━━━━━ Data extract
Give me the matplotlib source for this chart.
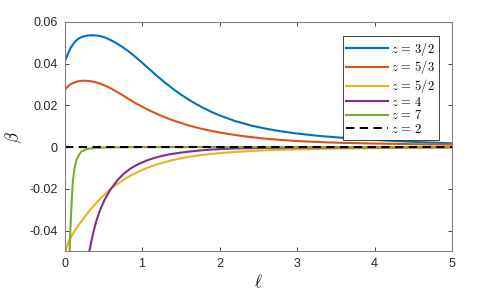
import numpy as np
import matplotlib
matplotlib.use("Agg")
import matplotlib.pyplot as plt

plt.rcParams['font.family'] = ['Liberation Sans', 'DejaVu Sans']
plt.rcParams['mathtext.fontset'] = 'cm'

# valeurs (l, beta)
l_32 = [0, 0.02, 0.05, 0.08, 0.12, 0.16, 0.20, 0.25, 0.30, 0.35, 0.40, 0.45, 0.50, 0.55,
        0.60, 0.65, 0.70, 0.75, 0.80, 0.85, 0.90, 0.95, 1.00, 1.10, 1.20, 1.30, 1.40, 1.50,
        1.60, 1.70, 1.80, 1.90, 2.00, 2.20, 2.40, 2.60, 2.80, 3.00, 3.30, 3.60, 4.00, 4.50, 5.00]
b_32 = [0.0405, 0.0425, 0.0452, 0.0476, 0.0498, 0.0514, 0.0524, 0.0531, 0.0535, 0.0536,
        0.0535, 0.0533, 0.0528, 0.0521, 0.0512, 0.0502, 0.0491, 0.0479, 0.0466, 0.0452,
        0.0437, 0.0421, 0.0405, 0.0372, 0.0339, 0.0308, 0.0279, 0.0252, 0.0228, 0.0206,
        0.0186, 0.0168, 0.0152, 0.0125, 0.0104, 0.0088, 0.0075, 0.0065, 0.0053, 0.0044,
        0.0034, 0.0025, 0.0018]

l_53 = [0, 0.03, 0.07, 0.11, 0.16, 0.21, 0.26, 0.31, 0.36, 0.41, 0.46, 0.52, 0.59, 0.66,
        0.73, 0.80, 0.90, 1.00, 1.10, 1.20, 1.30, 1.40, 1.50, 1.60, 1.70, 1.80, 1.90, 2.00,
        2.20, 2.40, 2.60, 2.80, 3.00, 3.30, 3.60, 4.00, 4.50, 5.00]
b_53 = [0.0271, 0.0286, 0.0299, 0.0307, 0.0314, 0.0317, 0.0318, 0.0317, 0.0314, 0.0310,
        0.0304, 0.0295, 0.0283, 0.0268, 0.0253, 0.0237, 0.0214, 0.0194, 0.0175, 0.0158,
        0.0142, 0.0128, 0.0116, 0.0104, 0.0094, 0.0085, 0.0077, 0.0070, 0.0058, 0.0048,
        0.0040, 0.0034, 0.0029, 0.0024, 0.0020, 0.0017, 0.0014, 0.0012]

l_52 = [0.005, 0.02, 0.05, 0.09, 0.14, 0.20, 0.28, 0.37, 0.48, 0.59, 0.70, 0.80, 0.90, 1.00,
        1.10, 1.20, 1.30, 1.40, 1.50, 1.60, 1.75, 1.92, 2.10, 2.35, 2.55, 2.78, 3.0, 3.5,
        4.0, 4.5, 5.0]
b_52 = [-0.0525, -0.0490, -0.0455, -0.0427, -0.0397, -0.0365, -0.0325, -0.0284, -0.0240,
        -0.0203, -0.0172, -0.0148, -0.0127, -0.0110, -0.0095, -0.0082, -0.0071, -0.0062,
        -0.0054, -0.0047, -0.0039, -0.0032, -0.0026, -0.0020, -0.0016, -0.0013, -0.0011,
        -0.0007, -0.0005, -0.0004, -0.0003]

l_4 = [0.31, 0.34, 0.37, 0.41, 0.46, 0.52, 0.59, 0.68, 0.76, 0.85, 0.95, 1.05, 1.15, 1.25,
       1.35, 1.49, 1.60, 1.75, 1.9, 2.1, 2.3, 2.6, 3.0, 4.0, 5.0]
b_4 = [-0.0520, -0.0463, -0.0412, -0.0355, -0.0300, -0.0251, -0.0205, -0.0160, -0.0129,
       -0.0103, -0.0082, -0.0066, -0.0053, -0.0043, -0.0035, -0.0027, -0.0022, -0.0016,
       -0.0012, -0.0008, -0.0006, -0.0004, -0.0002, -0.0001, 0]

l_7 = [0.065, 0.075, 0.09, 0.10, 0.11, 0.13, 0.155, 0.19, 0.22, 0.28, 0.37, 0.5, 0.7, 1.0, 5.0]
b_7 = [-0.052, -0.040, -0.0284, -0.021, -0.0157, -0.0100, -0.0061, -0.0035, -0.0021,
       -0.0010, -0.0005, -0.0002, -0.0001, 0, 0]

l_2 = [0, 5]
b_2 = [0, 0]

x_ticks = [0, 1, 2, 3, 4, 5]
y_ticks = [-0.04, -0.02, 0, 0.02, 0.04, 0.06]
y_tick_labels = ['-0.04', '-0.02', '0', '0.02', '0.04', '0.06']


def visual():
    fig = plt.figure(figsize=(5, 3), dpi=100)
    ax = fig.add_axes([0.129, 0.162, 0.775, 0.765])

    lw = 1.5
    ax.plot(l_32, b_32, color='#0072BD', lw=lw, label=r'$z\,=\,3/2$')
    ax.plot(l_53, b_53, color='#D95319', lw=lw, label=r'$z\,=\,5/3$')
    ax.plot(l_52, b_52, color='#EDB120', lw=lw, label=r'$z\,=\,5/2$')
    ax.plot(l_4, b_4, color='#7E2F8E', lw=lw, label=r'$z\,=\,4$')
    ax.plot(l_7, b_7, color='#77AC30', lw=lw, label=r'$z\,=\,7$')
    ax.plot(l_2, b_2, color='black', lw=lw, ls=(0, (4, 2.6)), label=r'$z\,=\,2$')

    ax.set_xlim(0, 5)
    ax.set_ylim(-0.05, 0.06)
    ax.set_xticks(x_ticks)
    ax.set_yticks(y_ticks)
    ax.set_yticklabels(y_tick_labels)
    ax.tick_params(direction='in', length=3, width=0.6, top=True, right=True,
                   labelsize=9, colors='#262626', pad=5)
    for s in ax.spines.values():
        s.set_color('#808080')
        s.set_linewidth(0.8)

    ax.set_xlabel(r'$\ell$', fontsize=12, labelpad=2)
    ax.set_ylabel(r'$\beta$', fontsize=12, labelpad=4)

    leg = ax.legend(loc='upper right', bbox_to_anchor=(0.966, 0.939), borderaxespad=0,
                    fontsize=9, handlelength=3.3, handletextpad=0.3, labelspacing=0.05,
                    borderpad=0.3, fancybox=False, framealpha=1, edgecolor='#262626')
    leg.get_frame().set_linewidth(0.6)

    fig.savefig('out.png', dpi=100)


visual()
━━━━━━━━━━
Written problem — Skip every picture and transcribe the data above exactly.

Solved problem —
Give me the matplotlib source for this chart.
import numpy as np
import matplotlib
matplotlib.use("Agg")
import matplotlib.pyplot as plt

plt.rcParams['font.family'] = ['Liberation Sans', 'DejaVu Sans']
plt.rcParams['mathtext.fontset'] = 'cm'

# valeurs (l, beta)
l_32 = [0, 0.02, 0.05, 0.08, 0.12, 0.16, 0.20, 0.25, 0.30, 0.35, 0.40, 0.45, 0.50, 0.55,
        0.60, 0.65, 0.70, 0.75, 0.80, 0.85, 0.90, 0.95, 1.00, 1.10, 1.20, 1.30, 1.40, 1.50,
        1.60, 1.70, 1.80, 1.90, 2.00, 2.20, 2.40, 2.60, 2.80, 3.00, 3.30, 3.60, 4.00, 4.50, 5.00]
b_32 = [0.0405, 0.0425, 0.0452, 0.0476, 0.0498, 0.0514, 0.0524, 0.0531, 0.0535, 0.0536,
        0.0535, 0.0533, 0.0528, 0.0521, 0.0512, 0.0502, 0.0491, 0.0479, 0.0466, 0.0452,
        0.0437, 0.0421, 0.0405, 0.0372, 0.0339, 0.0308, 0.0279, 0.0252, 0.0228, 0.0206,
        0.0186, 0.0168, 0.0152, 0.0125, 0.0104, 0.0088, 0.0075, 0.0065, 0.0053, 0.0044,
        0.0034, 0.0025, 0.0018]

l_53 = [0, 0.03, 0.07, 0.11, 0.16, 0.21, 0.26, 0.31, 0.36, 0.41, 0.46, 0.52, 0.59, 0.66,
        0.73, 0.80, 0.90, 1.00, 1.10, 1.20, 1.30, 1.40, 1.50, 1.60, 1.70, 1.80, 1.90, 2.00,
        2.20, 2.40, 2.60, 2.80, 3.00, 3.30, 3.60, 4.00, 4.50, 5.00]
b_53 = [0.0271, 0.0286, 0.0299, 0.0307, 0.0314, 0.0317, 0.0318, 0.0317, 0.0314, 0.0310,
        0.0304, 0.0295, 0.0283, 0.0268, 0.0253, 0.0237, 0.0214, 0.0194, 0.0175, 0.0158,
        0.0142, 0.0128, 0.0116, 0.0104, 0.0094, 0.0085, 0.0077, 0.0070, 0.0058, 0.0048,
        0.0040, 0.0034, 0.0029, 0.0024, 0.0020, 0.0017, 0.0014, 0.0012]

l_52 = [0.005, 0.02, 0.05, 0.09, 0.14, 0.20, 0.28, 0.37, 0.48, 0.59, 0.70, 0.80, 0.90, 1.00,
        1.10, 1.20, 1.30, 1.40, 1.50, 1.60, 1.75, 1.92, 2.10, 2.35, 2.55, 2.78, 3.0, 3.5,
        4.0, 4.5, 5.0]
b_52 = [-0.0525, -0.0490, -0.0455, -0.0427, -0.0397, -0.0365, -0.0325, -0.0284, -0.0240,
        -0.0203, -0.0172, -0.0148, -0.0127, -0.0110, -0.0095, -0.0082, -0.0071, -0.0062,
        -0.0054, -0.0047, -0.0039, -0.0032, -0.0026, -0.0020, -0.0016, -0.0013, -0.0011,
        -0.0007, -0.0005, -0.0004, -0.0003]

l_4 = [0.31, 0.34, 0.37, 0.41, 0.46, 0.52, 0.59, 0.68, 0.76, 0.85, 0.95, 1.05, 1.15, 1.25,
       1.35, 1.49, 1.60, 1.75, 1.9, 2.1, 2.3, 2.6, 3.0, 4.0, 5.0]
b_4 = [-0.0520, -0.0463, -0.0412, -0.0355, -0.0300, -0.0251, -0.0205, -0.0160, -0.0129,
       -0.0103, -0.0082, -0.0066, -0.0053, -0.0043, -0.0035, -0.0027, -0.0022, -0.0016,
       -0.0012, -0.0008, -0.0006, -0.0004, -0.0002, -0.0001, 0]

l_7 = [0.065, 0.075, 0.09, 0.10, 0.11, 0.13, 0.155, 0.19, 0.22, 0.28, 0.37, 0.5, 0.7, 1.0, 5.0]
b_7 = [-0.052, -0.040, -0.0284, -0.021, -0.0157, -0.0100, -0.0061, -0.0035, -0.0021,
       -0.0010, -0.0005, -0.0002, -0.0001, 0, 0]

l_2 = [0, 5]
b_2 = [0, 0]

x_ticks = [0, 1, 2, 3, 4, 5]
y_ticks = [-0.04, -0.02, 0, 0.02, 0.04, 0.06]
y_tick_labels = ['-0.04', '-0.02', '0', '0.02', '0.04', '0.06']


def visual():
    fig = plt.figure(figsize=(5, 3), dpi=100)
    ax = fig.add_axes([0.129, 0.162, 0.775, 0.765])

    lw = 1.5
    ax.plot(l_32, b_32, color='#0072BD', lw=lw, label=r'$z\,=\,3/2$')
    ax.plot(l_53, b_53, color='#D95319', lw=lw, label=r'$z\,=\,5/3$')
    ax.plot(l_52, b_52, color='#EDB120', lw=lw, label=r'$z\,=\,5/2$')
    ax.plot(l_4, b_4, color='#7E2F8E', lw=lw, label=r'$z\,=\,4$')
    ax.plot(l_7, b_7, color='#77AC30', lw=lw, label=r'$z\,=\,7$')
    ax.plot(l_2, b_2, color='black', lw=lw, ls=(0, (4, 2.6)), label=r'$z\,=\,2$')

    ax.set_xlim(0, 5)
    ax.set_ylim(-0.05, 0.06)
    ax.set_xticks(x_ticks)
    ax.set_yticks(y_ticks)
    ax.set_yticklabels(y_tick_labels)
    ax.tick_params(direction='in', length=3, width=0.6, top=True, right=True,
                   labelsize=9, colors='#262626', pad=5)
    for s in ax.spines.values():
        s.set_color('#808080')
        s.set_linewidth(0.8)

    ax.set_xlabel(r'$\ell$', fontsize=12, labelpad=2)
    ax.set_ylabel(r'$\beta$', fontsize=12, labelpad=4)

    leg = ax.legend(loc='upper right', bbox_to_anchor=(0.966, 0.939), borderaxespad=0,
                    fontsize=9, handlelength=3.3, handletextpad=0.3, labelspacing=0.05,
                    borderpad=0.3, fancybox=False, framealpha=1, edgecolor='#262626')
    leg.get_frame().set_linewidth(0.6)

    fig.savefig('out.png', dpi=100)


visual()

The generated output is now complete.